— Begin —

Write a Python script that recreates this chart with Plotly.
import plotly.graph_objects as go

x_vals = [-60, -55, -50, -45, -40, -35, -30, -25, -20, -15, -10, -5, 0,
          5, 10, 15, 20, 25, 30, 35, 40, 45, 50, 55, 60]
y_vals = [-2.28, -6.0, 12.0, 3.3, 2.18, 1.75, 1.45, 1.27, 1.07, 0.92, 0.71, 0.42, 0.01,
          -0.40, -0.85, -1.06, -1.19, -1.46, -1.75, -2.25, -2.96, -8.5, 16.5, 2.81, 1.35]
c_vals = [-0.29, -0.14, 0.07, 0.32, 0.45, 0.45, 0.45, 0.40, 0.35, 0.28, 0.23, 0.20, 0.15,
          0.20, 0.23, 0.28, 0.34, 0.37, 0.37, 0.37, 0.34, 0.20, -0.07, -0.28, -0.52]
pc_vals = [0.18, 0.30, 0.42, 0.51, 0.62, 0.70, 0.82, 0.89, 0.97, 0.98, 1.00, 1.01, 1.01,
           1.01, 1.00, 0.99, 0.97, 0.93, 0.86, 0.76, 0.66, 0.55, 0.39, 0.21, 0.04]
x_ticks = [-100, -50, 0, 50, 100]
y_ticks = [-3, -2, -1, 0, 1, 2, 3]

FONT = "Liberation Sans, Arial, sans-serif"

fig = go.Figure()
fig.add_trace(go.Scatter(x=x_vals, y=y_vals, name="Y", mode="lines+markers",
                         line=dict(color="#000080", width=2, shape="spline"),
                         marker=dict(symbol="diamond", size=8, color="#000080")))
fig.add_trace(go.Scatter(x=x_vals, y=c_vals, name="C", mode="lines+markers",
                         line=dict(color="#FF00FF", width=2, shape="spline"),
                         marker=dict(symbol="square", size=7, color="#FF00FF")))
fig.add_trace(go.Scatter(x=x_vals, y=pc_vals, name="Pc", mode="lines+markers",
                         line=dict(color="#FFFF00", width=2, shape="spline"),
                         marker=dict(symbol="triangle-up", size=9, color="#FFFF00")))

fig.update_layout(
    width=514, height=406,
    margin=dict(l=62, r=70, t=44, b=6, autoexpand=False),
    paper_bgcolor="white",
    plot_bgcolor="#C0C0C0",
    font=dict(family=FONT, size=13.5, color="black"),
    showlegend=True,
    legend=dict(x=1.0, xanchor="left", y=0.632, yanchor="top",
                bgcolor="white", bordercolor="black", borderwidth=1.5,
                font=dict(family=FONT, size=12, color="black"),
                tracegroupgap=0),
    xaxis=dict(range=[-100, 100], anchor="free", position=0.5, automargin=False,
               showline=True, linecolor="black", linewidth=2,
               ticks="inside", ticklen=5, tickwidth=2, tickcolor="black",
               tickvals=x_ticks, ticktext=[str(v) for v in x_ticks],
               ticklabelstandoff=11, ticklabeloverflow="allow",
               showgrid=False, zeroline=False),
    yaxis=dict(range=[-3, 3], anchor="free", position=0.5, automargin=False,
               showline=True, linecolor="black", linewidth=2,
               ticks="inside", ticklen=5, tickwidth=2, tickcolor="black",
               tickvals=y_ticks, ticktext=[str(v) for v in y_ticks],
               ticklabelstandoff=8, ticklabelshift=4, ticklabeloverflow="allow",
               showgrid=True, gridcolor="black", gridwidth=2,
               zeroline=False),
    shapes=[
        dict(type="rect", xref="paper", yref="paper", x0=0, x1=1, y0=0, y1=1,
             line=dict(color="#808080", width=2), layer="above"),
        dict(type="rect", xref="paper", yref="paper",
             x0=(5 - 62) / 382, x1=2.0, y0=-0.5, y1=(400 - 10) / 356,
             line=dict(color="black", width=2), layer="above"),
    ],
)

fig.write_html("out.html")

— End —

Exactly as they appear, please write out the lines from the opening of the listing above down to the line containing "import plotly.graph_objects as go", with both end lines included.

Write a Python script that recreates this chart with Plotly.
import plotly.graph_objects as go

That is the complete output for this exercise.